Really? Hypnosis for dementia? That’s the usual response I get when people first learn I’ve been using hypnosis for people with dementia and Alzheimer’s disease since 1997.
In 2007, a lengthy study conducted in the U.K. by Simon Duff, PhD, and Daniel Nightingale, PhD, found that people living with dementia who received hypnosis therapy showed an improvement in concentration, memory and socialization compared to two other treatment groups.1 Relaxation, motivation and daily living activities also improved with the use of hypnosis. And what really impressed me is the improvements continued in a follow-up study twenty-one months after the hypnosis sessions concluded.1
In this study, three groups were followed for nine months. One group received traditional dementia treatment, the second group received talk therapy and the third group had hypnosis therapy. In all areas, the people who received hypnosis showed the most and longest lasting improvement.
According to Duff and Nightingale: The data from this study supports previous work indicating that individuals with dementia can be hypnotized. Furthermore, it adds to the increasing body of empirical data demonstrating the important contribution hypnosis can make in improving the quality of life (QOL) of individuals with dementia. Importantly, although it may seem obvious, it is crucial to differentiate between improving the psychosocial QOL of persons with dementia and impacting upon the process of dementia.…This implies that there is a subjective, cognitive component to the common behavioral changes associated with dementia that impact QOL in addition to those changes produced by the biological process of dementia.
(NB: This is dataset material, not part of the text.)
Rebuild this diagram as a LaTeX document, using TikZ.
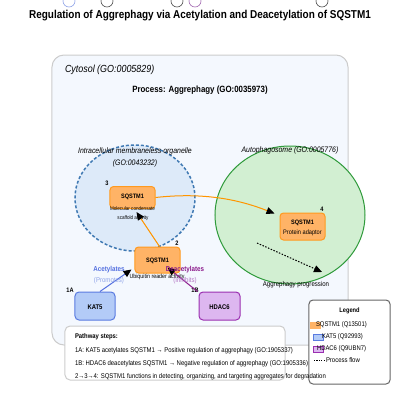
\documentclass[tikz,border=0pt]{standalone}
\usepackage{fontspec}
\setmainfont[FakeStretch=0.87]{Liberation Sans}
\usetikzlibrary{arrows.meta,calc,shapes.geometric}
\definecolor{cytofill}{HTML}{F4F8FE}
\definecolor{cytoline}{HTML}{CCCCCC}
\definecolor{orgfill}{HTML}{DDEAF9}
\definecolor{orgline}{HTML}{3F79B3}
\definecolor{apfill}{HTML}{D2EFD2}
\definecolor{apline}{HTML}{2E9A3A}
\definecolor{sqfill}{HTML}{FFB366}
\definecolor{sqline}{HTML}{FF9A1F}
\definecolor{katfill}{HTML}{B3CBF7}
\definecolor{katline}{HTML}{5A7BE0}
\definecolor{hdfill}{HTML}{DDB7F0}
\definecolor{hdline}{HTML}{9A2FB0}
\definecolor{acol}{HTML}{5470E0}
\definecolor{acol2}{HTML}{8FA3E8}
\definecolor{dcol}{HTML}{8B1A8B}
\definecolor{dcol2}{HTML}{B374C4}
\definecolor{orarrow}{HTML}{FF9500}
\begin{document}
\begin{tikzpicture}[x=1bp,y=-1bp,
  fsz/.style={font=\fontsize{#1}{#1}\selectfont},
  txt/.style={inner sep=0pt,outer sep=0pt},
  sqbox/.style={draw=sqline,fill=sqfill,line width=1bp,rounded corners=3.5bp,minimum width=45bp,inner sep=0pt},
  tiphead/.style={-{Triangle[length=8bp,width=7bp,color=black]}},
  legpatch/.style={inner sep=0pt,minimum width=10bp,minimum height=6bp}]
\useasboundingbox (0,0) rectangle (400,400);
% stray circles at top
\draw[line width=0.6bp,color=acol2] (69,1) circle (6);
\draw[line width=0.6bp,color=black!70] (107,1) circle (6);
\draw[line width=0.6bp,color=black!70] (177,1) circle (6);
\draw[line width=0.6bp,color=dcol2!90!black] (195,1) circle (6);
\draw[line width=0.6bp,color=black!70] (322,1) circle (6);
% title
\node[txt,fsz=11.5] (title) at (200,16) {\bfseries Regulation of Aggrephagy via Acetylation and Deacetylation of SQSTM1};
% cytosol
\node[draw=cytoline,fill=cytofill,line width=1bp,rounded corners=12bp,minimum width=296bp,minimum height=290bp,inner sep=0pt] (cyto) at (200,200) {};
\node[txt,fsz=10.3,anchor=west] (cytolab) at (65,70) {\itshape Cytosol (GO:0005829)};
\node[txt,fsz=9.1] (proclab) at (200,90) {\bfseries Process: Aggrephagy (GO:0035973)};
% organelle
\node[ellipse,draw=orgline,fill=orgfill,line width=1.5bp,dash pattern=on 3bp off 2bp,minimum width=120bp,minimum height=106bp,inner sep=0pt] (org) at (135,198) {};
\node[txt,fsz=8] (orglab1) at (135,151) {\itshape Intracellular membraneless organelle};
\node[txt,fsz=8] (orglab2) at (135,163) {\itshape (GO:0043232)};
% autophagosome
\node[ellipse,draw=apline,fill=apfill,line width=1bp,minimum width=150bp,minimum height=138bp,inner sep=0pt] (ap) at (290,215) {};
\node[txt,fsz=8] (aplab) at (290,150) {\itshape Autophagosome (GO:0005776)};
% pathway steps box
\node[draw=cytoline,fill=white,line width=1bp,rounded corners=5bp,minimum width=220bp,minimum height=54bp,inner sep=0pt] (steps) at (175,353) {};
% SQSTM1 nodes
\node[sqbox,minimum height=22bp] (s3) at (132.5,197.5) {};
\node[txt,fsz=6.4] at (132.5,197) {\bfseries SQSTM1};
\node[txt,fsz=5.3] (s3a) at (132.5,209) {Molecular condensate};
\node[txt,fsz=5.3] (s3b) at (133,218) {scaffold activity};
\node[txt,fsz=6.5] at (107,183) {\bfseries 3};
\node[sqbox,minimum height=26bp] (s2) at (157.5,260) {};
\node[txt,fsz=6.4] at (157.5,261) {\bfseries SQSTM1};
\node[txt,fsz=6.1] (s2a) at (157,277) {Ubiquitin reader activity};
\node[txt,fsz=6.5] at (177,243) {\bfseries 2};
\node[sqbox,minimum height=27bp] (s4) at (302.5,226.5) {};
\node[txt,fsz=6.4] at (302.5,223) {\bfseries SQSTM1};
\node[txt,fsz=6.5] (s4a) at (302.5,233) {Protein adaptor};
\node[txt,fsz=6.5] at (322,209) {\bfseries 4};
% regulators
\node[draw=katline,fill=katfill,line width=1bp,rounded corners=4bp,minimum width=40bp,minimum height=28bp,inner sep=0pt] (kat) at (95,306) {};
\node[txt,fsz=6.8] at (95,307) {\bfseries KAT5};
\node[txt,fsz=6.5] at (70,290) {\bfseries 1A};
\node[draw=hdline,fill=hdfill,line width=1bp,rounded corners=4bp,minimum width=41bp,minimum height=28bp,inner sep=0pt] (hd) at (219.5,306) {};
\node[txt,fsz=6.8] at (219.5,307) {\bfseries HDAC6};
\node[txt,fsz=6.5] at (195,290) {\bfseries 1B};
% arrows
\draw[color=acol,line width=1bp,tiphead] ($(kat.north)+(5,0)$) -- ($(s2.south west)+(-3,-4)$);
\draw[color=dcol,line width=1bp,tiphead] ($(hd.north west)+(-1,0)$) -- ($(s2.south east)+(-13,-6)$);
\draw[color=orarrow,line width=1bp,tiphead] ($(s2.north)+(2,0)$) -- ($(s3.south)+(4,3)$);
\draw[color=orarrow,line width=1bp,tiphead] (s3.east) .. controls (205,192) and (240,200) .. ($(s4.west)+(-5,-13)$);
\coordinate (dotstart) at (257,243);
\coordinate (dotend) at (322,272);
\draw[color=black,line width=1bp,dash pattern=on 1.5bp off 1.5bp,tiphead] (dotstart) -- (dotend);
\node[txt,fsz=7] (aglab) at (296,285) {Aggrephagy progression};
% regulation labels
\node[txt,fsz=7.2,color=acol] at (109,270) {\bfseries Acetylates};
\node[txt,fsz=7,color=acol2] at (109,281) {(Promotes)};
\node[txt,fsz=7.2,color=dcol] at (185,270) {\bfseries Deacetylates};
\node[txt,fsz=7,color=dcol2] at (185,281) {(Inhibits)};
% legend
\node[draw=black!60,fill=white,line width=1bp,rounded corners=4bp,minimum width=81bp,minimum height=84bp,inner sep=0pt] (leg) at (349.5,342) {};
\node[txt,fsz=6.6] at (349.5,311) {\bfseries Legend};
\node[legpatch,fill=sqfill,draw=sqfill] (lp1) at (315,325) {};
\node[legpatch,fill=katfill,draw=katline] (lp2) at (318,337) {};
\node[legpatch,fill=hdfill,draw=hdline] (lp3) at (318,349) {};
\node[txt,fsz=6.8,anchor=west] at (316,325) {SQSTM1 (Q13501)};
\node[txt,fsz=6.8,anchor=west] at (322,337) {KAT5 (Q92993)};
\node[txt,fsz=6.8,anchor=west] at (317,349) {HDAC6 (Q9UBN7)};
\coordinate (ld1) at (314,360);
\coordinate (ld2) at (324,360);
\draw[black,line width=0.8bp,dash pattern=on 1.2bp off 1.2bp] (ld1) -- (ld2);
\node[txt,fsz=6.9,anchor=west] at (326,360) {Process flow};
% steps text
\node[txt,fsz=6.8,anchor=west] at (75,337) {\bfseries Pathway steps:};
\node[txt,fsz=6.9,anchor=west] at (75,351) {1A: KAT5 acetylates SQSTM1 → Positive regulation of aggrephagy (GO:1905337)};
\node[txt,fsz=6.9,anchor=west] at (75,364) {1B: HDAC6 deacetylates SQSTM1 → Negative regulation of aggrephagy (GO:1905336)};
\node[txt,fsz=6.9,anchor=west] at (75,377) {2→3→4: SQSTM1 functions in detecting, organizing, and targeting aggregates for degradation};
\end{tikzpicture}
\end{document}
We suggest that it is through this subjective component that hypnosis impacts QOL, which leads to the prediction that it should be possible to both differentiate and plan interventions for the objective, biological effects of dementia and the subjective, psychological effects independently.1
The most common anecdotal feedback I receive is that after our hypnosis session, people with dementia are calmer, happier, experience improved sleep and are better able to perform activities of daily living.
I find that even people with late-stage, severe Alzheimer’s can benefit from hypnosis. They, too, are calmer and have better-quality sleep after our hypnosis session.
Over the years, I have made it a point to include the partner, family member and caregiver in the hypnosis sessions for people with dementia. There are many benefits for doing this, but the two primary reasons are: 1) so that they can continue to demonstrate and encourage the client to use the hypnosis tools and play the hypnosis recordings that I provide; 2) partners and family members are often stressed, exhausted and frustrated, and hypnosis can also be immensely beneficial for the health and wellness of the support team.
As with any medical hypnosis, this is an integrative therapy used in support of ongoing traditional therapies.
1) Duff, Simon PhD; Nightingale, Daniel PhD, Alternative Approaches to Supporting Individuals With Dementia. Alzheimer’s Care Today: October 2007 – Volume 8 – Issue 4 – p 321–331.